Kiedy Dietrichowa zaczęła wyjeżdżać za granicę, a Dietrich nie miał już tyle czasu i sił na usługiwanie, pewnego wieczoru około 21.30 wpadł  z wizytą starszy, wówczas nadprzewodnik zboru,  wraz z NO.
- Bracie Dietrichu, chcielibyśmy porozmawiać o twoim przywileju. Jako głowa rodziny nie powinieneś pozwalać żonie na tak długie wyjazdy. To stawia pod znakiem zapytania twoje kwalifikacje.
Ja na to:
- Bracie S. w takim razie gdzie jest TWOJA żona,  bo o ile wiem to także pracuje za granicą... Czy aby także nie we Włoszech?
Nie jest tobie wstyd, zwracając mi na to uwagę i to w dodatku przy NO, którego przyprowadziłeś bez zapowiedzi o tak późnej godzinie?  Dla mnie jest to po prostu bezczelne.

Trzeba było widzieć minę. Ale nie tego starszego, tylko obwodowego.  ;D


Offline rychtar

Odp: Nadświadkowość wielu "gorliwych" świadków
« Odpowiedź #12 dnia: 19 Marzec, 2017, 11:48 »
Kiedy Dietrichowa zaczęła wyjeżdżać za granicę, a Dietrich nie miał już tyle czasu i sił na usługiwanie, pewnego wieczoru około 21.30 wpadł  z wizytą starszy, wówczas nadprzewodnik zboru,  wraz z NO.
- Bracie Dietrichu, chcielibyśmy porozmawiać o twoim przywileju. Jako głowa rodziny nie powinieneś pozwalać żonie na tak długie wyjazdy. To stawia pod znakiem zapytania twoje kwalifikacje.
Ja na to:
- Bracie S. w takim razie gdzie jest TWOJA żona,  bo o ile wiem to także pracuje za granicą... Czy aby także nie we Włoszech?
Nie jest tobie wstyd, zwracając mi na to uwagę i to w dodatku przy NO, którego przyprowadziłeś bez zapowiedzi o tak późnej godzinie?  Dla mnie jest to po prostu bezczelne.
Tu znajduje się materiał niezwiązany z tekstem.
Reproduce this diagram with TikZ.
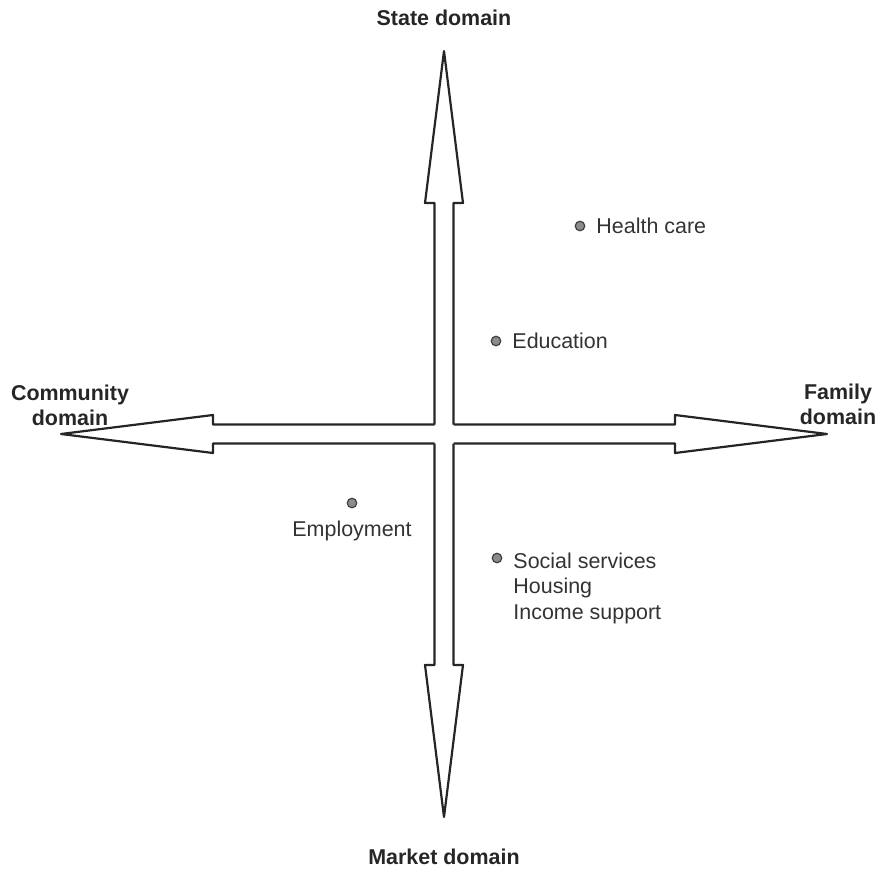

Trzeba było widzieć minę. Ale nie tego starszego, tylko obwodowego.  ;D

No wiesz co Dietrich jesteś bezczelny :)
Du...Du hast...Du hast mich...Du hast mich...Du hast mich gefragt
Du hast mich gefragt
Du hast mich gefragt und ich hab' nichts gesagt


Offline Dietrich

Odp: Nadświadkowość wielu "gorliwych" świadków
« Odpowiedź #13 dnia: 19 Marzec, 2017, 11:57 »
Rychtar, właśnie tego życie zborowe mnie nauczyło. Jeśli będziesz cichutki pokorniutki, to byle palant wejdzie ci na łeb i ... pamiątkę zostawi. Jak się odetniesz zaczną cię szanować. W wypadku, który opisałem powyżej było mi może trochę łatwiej, bo wybitnie tego starszego nie trawiłem. Wszechwiedząca mądrość po OHP nie znosząca cienia sprzeciwu. Prywatnie tyran i despota. To ten, co żonie kazał wiersze spalić.


Offline Martin

Odp: Nadświadkowość wielu "gorliwych" świadków
« Odpowiedź #14 dnia: 19 Marzec, 2017, 12:49 »
To i ja dorzucę małą rodzinną opowiastkę. W czasach dzieciństwa moich rodziców, w domu dziadków gościł pewien nadzorca obwodu. Były to czasy, gdy posiadanie telewizora było "czymś", generalnie niewiele osób go miało, szczególnie na prowincji, gdzie zamieszkiwała moja rodzina. Otóż, wspomniany nadpasterz niezmiernie się oburzył, kiedy zobaczył, że moi bliscy mają telewizor i do tego telewizję oglądają. Stwierdził, że to szatański wynalazek, mający na celu promowanie rozpusty, bezeceństwa i wszelkiego plugastwa. Chcąc, nie chcąc, moi dziadkowie tyrady nadpasterza wysłuchali, przytaknęli, a następnie puścili ją mimo uszu i oczywiście telewizora nie wyrzucili. Finałem tej historii chyba nikogo nie zaskoczę. Jakiś czas po tym zdarzeniu rzeczony anioł w ludzkiej skórze został wykluczony za...niemoralność z siostrą ze zboru. :) Okazuje się, że nawet bez telewizora można w sidła rozpusty popaść. :D
"Religia to głupie odpowiedzi na głupie pytania."